Meski demikian hitung cepat tetap menjadi patokan, masing-masing pihak sepertinya yakin bahwa hitung cepat adalah gambaran perolehan suara mereka. Muncul semacam pernyataan “Kandidat kalah bukan karena tidak diberi suara oleh rakyat melainkan karena dicurangi”, jika kemudian hasil rekapitulasi suara dari KPU tidak sesuai dengan hitung cepat versi mereka masing-masing.
Kabar baiknya pernyataan negatif seperti itu memunculkan inisiatif positif, muncul individu dan kelompok relawan yang mendedikasikan kepandaiannya untuk membantu melakukan perhitungan suara secara terbuka berbasis pada formulir C1, formulir hasil perhitungan suara di TPS. Perhitungan itu muncul di situs internet yang popular disebut sebagai crowdsourcing. Salah satu yang terkenal adalah kawalpemilu.org.
Inisiatif yang disebut dengan volunterisme politik ini menarik. Masyarakat awam yang bisa jadi tidak terkait dengan para kandidat ini berpartisipasi aktif untuk mewujudkan pemilu yang bersih dan berintegritas lewat keterbukaan informasi. Apa ayng menjadi dasar perhitungan benar-benar terbuka untuk diakses oleh siapapun. Situs ini tidak serta merta menampilkan angka dan prosentase yang dasarnya tak bisa ditelusuri. Ini berbeda dengan klaim angka kemenangan dari kandidat yang di tweet atau diposting oleh buzzer tertentu, yang mengatakan bahwa informasinya adalah real count. Namun dari mana sumber data untuk menghitung angka-angka itu tidak jelas sumbernya.
Sayangnya inisiatif publik untuk mendorong pemilu bersih dan berintegritas, tak selalu diimbangi oleh para kandidat dan kelompoknya. Menjelang saat-saaat perhitungan akhir justru muncul tuduhan adanya kecurangan pemilu yang sistematis dan massiv.

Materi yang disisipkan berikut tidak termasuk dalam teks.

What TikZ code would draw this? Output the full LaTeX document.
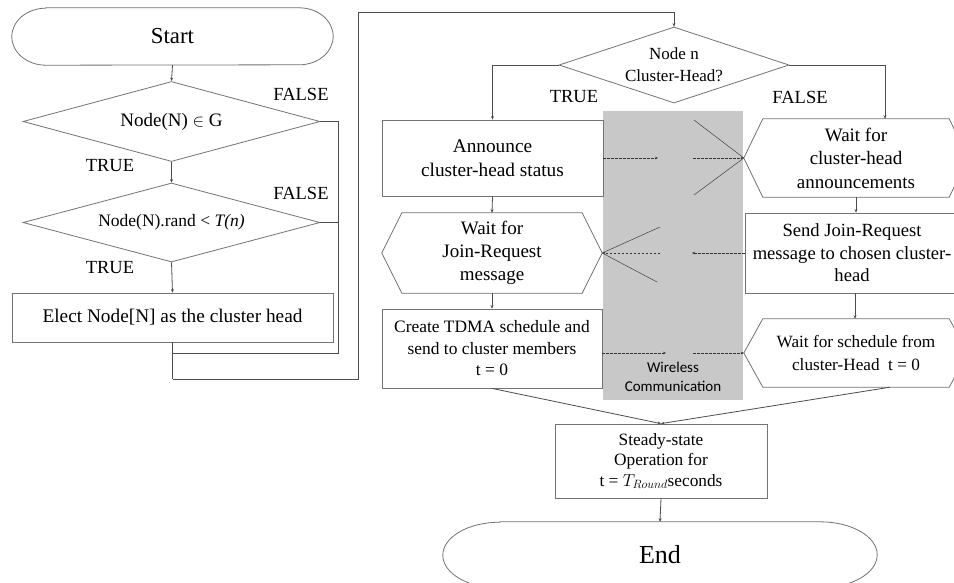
\documentclass[tikz,border=0pt]{standalone}
\usepackage{fontspec}
\setmainfont{Liberation Serif}
\newfontfamily\carlitofont{Carlito}
\usetikzlibrary{shapes.geometric,arrows.meta,calc}
\definecolor{wirelessgrey}{RGB}{200,200,200}
\tikzset{
  shapeline/.style={draw=black!55, line width=0.8pt},
  conn/.style={draw=black!70, line width=0.8pt, -{Stealth[length=3.5pt,width=3pt]}},
  plainline/.style={draw=black!70, line width=0.8pt},
  dashconn/.style={draw=black!80, line width=0.6pt, dash pattern=on 2.5pt off 1.5pt, -{Stealth[length=3pt,width=2.5pt]}},
  fanline/.style={draw=black!75, line width=0.5pt},
  boxnode/.style={shapeline, fill=white, rectangle, inner sep=0pt, align=center},
  hexnode/.style={rectangle, inner sep=0pt, align=center},
  termnode/.style={rectangle, inner sep=0pt, align=center},
  decnode/.style={shapeline, fill=white, diamond, inner sep=0pt, align=center},
  lbl/.style={inner sep=0pt, font=\fontsize{18.5}{22}\selectfont},
}
\newcommand\hexdraw[2]{%
  \draw[shapeline, fill=white] (#1.west) -- ([xshift=#2]#1.north west) -- ([xshift=-#2]#1.north east) -- (#1.east) -- ([xshift=-#2]#1.south east) -- ([xshift=#2]#1.south west) -- cycle;}
\newcommand\stadiumdraw[3]{%
  \draw[shapeline, fill=white] ([xshift=#2]#1.north west) -- ([xshift=-#2]#1.north east)
    arc[start angle=90,end angle=-90,x radius=#2,y radius=#3]
    -- ([xshift=#2]#1.south west)
    arc[start angle=270,end angle=90,x radius=#2,y radius=#3] -- cycle;}
\begin{document}
\begin{tikzpicture}[x=1pt,y=-1pt]
\clip (0,0) rectangle (954,582);
\fill[white] (0,0) rectangle (954,582);

% grey wireless band
\fill[wirelessgrey] (603,111) rectangle (743,400);

% ---------- left part ----------
\node[termnode, minimum width=321pt, minimum height=57pt] (start) at (172.5,36.5) {};
\stadiumdraw{start}{34pt}{28.5pt}
\node[font=\fontsize{22.8}{26}\selectfont] at (start) {Start};

\node[decnode, aspect=3.7, minimum width=297pt, minimum height=80pt, font=\fontsize{19}{22}\selectfont] (d1) at (171.5,121.5) {Node(N) $\in$ G};
\node[decnode, aspect=3.7, minimum width=297pt, minimum height=79pt, font=\fontsize{17.5}{21}\selectfont] (d2) at (171.5,222.5) {Node(N).rand < \textit{T(n)}};
\node[boxnode, minimum width=321pt, minimum height=49pt, font=\fontsize{19.3}{22}\selectfont] (elect) at (172.5,317.5) {Elect Node[N] as the cluster head};

\node[lbl] (f1) at (301,94) {FALSE};
\node[lbl] (t1) at (110,166) {TRUE};
\node[lbl] (f2) at (301,193) {FALSE};
\node[lbl] (t2) at (110,268) {TRUE};

\coordinate (r1) at (338,353);
\coordinate (j1) at (172.5,353);
\coordinate (j2) at (172.5,379);
\coordinate (looptop) at (358,12);

\draw[conn] (start.south) -- (d1.north);
\draw[conn] (d1.south) -- (d2.north);
\draw[conn] (d2.south) -- (elect.north);
\draw[plainline] (d1.east) -| (r1) -- (j1);
\draw[plainline] (d2.east) -- (d2.east -| r1);
\draw[plainline] (elect.south) -- (j2);

% ---------- right part ----------
\node[decnode, aspect=3, minimum width=230pt, minimum height=76pt, font=\fontsize{17}{22}\selectfont] (d3) at (674,65) {Node n\\Cluster-Head?};
\draw[conn] (j2) -| (looptop) -| (d3.north);

\node[lbl] (t3) at (574,97) {TRUE};
\node[lbl] (f3) at (800,97) {FALSE};

\node[boxnode, minimum width=221pt, minimum height=76pt, font=\fontsize{19.3}{23.5}\selectfont] (announce) at (492.5,158) {Announce\\cluster-head status};

\node[hexnode, minimum width=224pt, minimum height=78pt] (hexA) at (856,158) {};
\hexdraw{hexA}{19pt}
\node[align=center, font=\fontsize{19}{23.5}\selectfont] at (hexA) {Wait for\\cluster-head\\announcements};

\node[hexnode, minimum width=220pt, minimum height=80pt] (hexB) at (492,253) {};
\hexdraw{hexB}{20pt}
\node[align=center, font=\fontsize{19}{23}\selectfont] at (hexB) {Wait for\\Join-Request\\message};

\node[boxnode, minimum width=220pt, minimum height=80pt] (send) at (855,253) {};
\node[align=center, inner sep=0pt, font=\fontsize{18.6}{22.5}\selectfont] at ([xshift=-3pt]send.center) {Send Join-Request\\message to chosen cluster-\\head};

\node[boxnode, minimum width=220pt, minimum height=79pt, font=\fontsize{17.4}{21.5}\selectfont] (create) at (492,348.5) {Create TDMA schedule and\\send to cluster members\\t = 0};

\node[hexnode, minimum width=224pt, minimum height=68pt] (hexC) at (856,353) {};
\hexdraw{hexC}{19pt}
\node[align=center, font=\fontsize{17.2}{23}\selectfont] at (hexC) {Wait for schedule from\\cluster-Head~ t = 0};

\node[boxnode, minimum width=212pt, minimum height=74pt, font=\fontsize{17.3}{20.5}\selectfont] (steady) at (661,461) {Steady-state\\Operation for\\t = $T_{Round}$seconds};

\node[termnode, minimum width=434pt, minimum height=66pt] (endn) at (660,555) {};
\stadiumdraw{endn}{57pt}{33pt}
\node[font=\fontsize{26}{30}\selectfont] at (endn) {End};

\node[align=center, font=\carlitofont\fontsize{15}{19}\selectfont] (wireless) at (673,376.5) {Wireless\\Communication};

% connectors right
\draw[conn] (d3.west) -| (announce.north);
\draw[conn] (d3.east) -| ([xshift=29pt]hexA.north);
\draw[conn] (announce.south) -- (hexB.north);
\draw[conn] (hexA.south) -- (hexA.south |- send.north);
\draw[conn] (hexB.south) -- (create.north);
\draw[conn] (send.south) -- (send.south |- hexC.north);
\draw[conn] (create.south) -- (steady.north);
\draw[conn] ([xshift=34pt]hexC.south) -- (steady.north);
\draw[conn] (steady.south) -- (endn.north);

% wireless dashed arrows
\coordinate (w1a) at (658,158);
\coordinate (w1b) at (693,158);
\coordinate (fa1) at (694,120);
\coordinate (fa2) at (694,195);
\draw[dashconn] (announce.east |- hexA.west) -- (w1a);
\draw[dashconn] (w1b) -- (hexA.west);
\draw[fanline] (fa1) -- (hexA.west);
\draw[fanline] (fa2) -- (hexA.west);

\coordinate (w2a) at (692,253);
\coordinate (w2b) at (660,253);
\coordinate (fb1) at (660,227);
\coordinate (fb2) at (657,282);
\draw[dashconn] (send.west) -- (w2a);
\draw[dashconn] (w2b) -- (hexB.east);
\draw[fanline] (fb1) -- (hexB.east);
\draw[fanline] (fb2) -- (hexB.east);

\coordinate (w3a) at (666,353);
\coordinate (w3b) at (693,353);
\draw[dashconn] (create.east |- hexC.west) -- (w3a);
\draw[dashconn] (w3b) -- (hexC.west);
\end{tikzpicture}
\end{document}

Semua tentu tahu, kecurangan yang sistematis dan massiv hanya bisa dilakukan oleh pelaksana pemilu dan pihak-pihak tertentu yang mempunyai kekuasaan, juga jaringan yang luas dari atas hingga ke bawah.
Pada masing-masing kandidat potensi untuk melakukan kecurangan secara sistematis dan massiv terbuka karena banyak kepala daerah di tingkat propinsi maupun kabupaten/kota yang menjadi ketua tim sukses kandidat.
Muncul antagonisme, siapa yang berteriak pertama soal kecurangan seolah menuduh pihak lainnya curang dan pihaknya bersih. Siapa yang mengatakan duluan adalah yang benar. Tuduhan itu bahkan seolah dianggap nyata, meski kecurangan itu belum dilaporkan ke pengawas pemilu. Fatalnya keputusan yang seharusnya disampaikan oleh pengawas atau pelaksana pemilu lebih dulu disampaikan oleh salah satu kandidat. Ada kandidat yang meminta perhitungan rekapitulasi suara secara nasional ditunda. Padahal keputusan itu seharusnya dilakukan oleh pengawas pemilu berdasar laporan pelanggaran atau kecurangan yang masuk dalam kotak laporan mereka.
Pemilu presiden 2014, adalah pemilu ketiga kita memilih presiden dan wakil presiden secara langsung. Namun kita masih terus belajar bagaimana berdemokrasi. Kita bahkan belum bisa mendefinisikan dan mempraktekkan apa itu siap menang dan siap kalah. Dan sayangnya mereka yang bertarung dalam pemilu, mendapat jalan untuk menjadi pemimpin dengan cara demokratis justru kerap mengajarkan cara, pikiran, sikap dan perilaku yang bertentangan dengan demokrasi itu sendiri.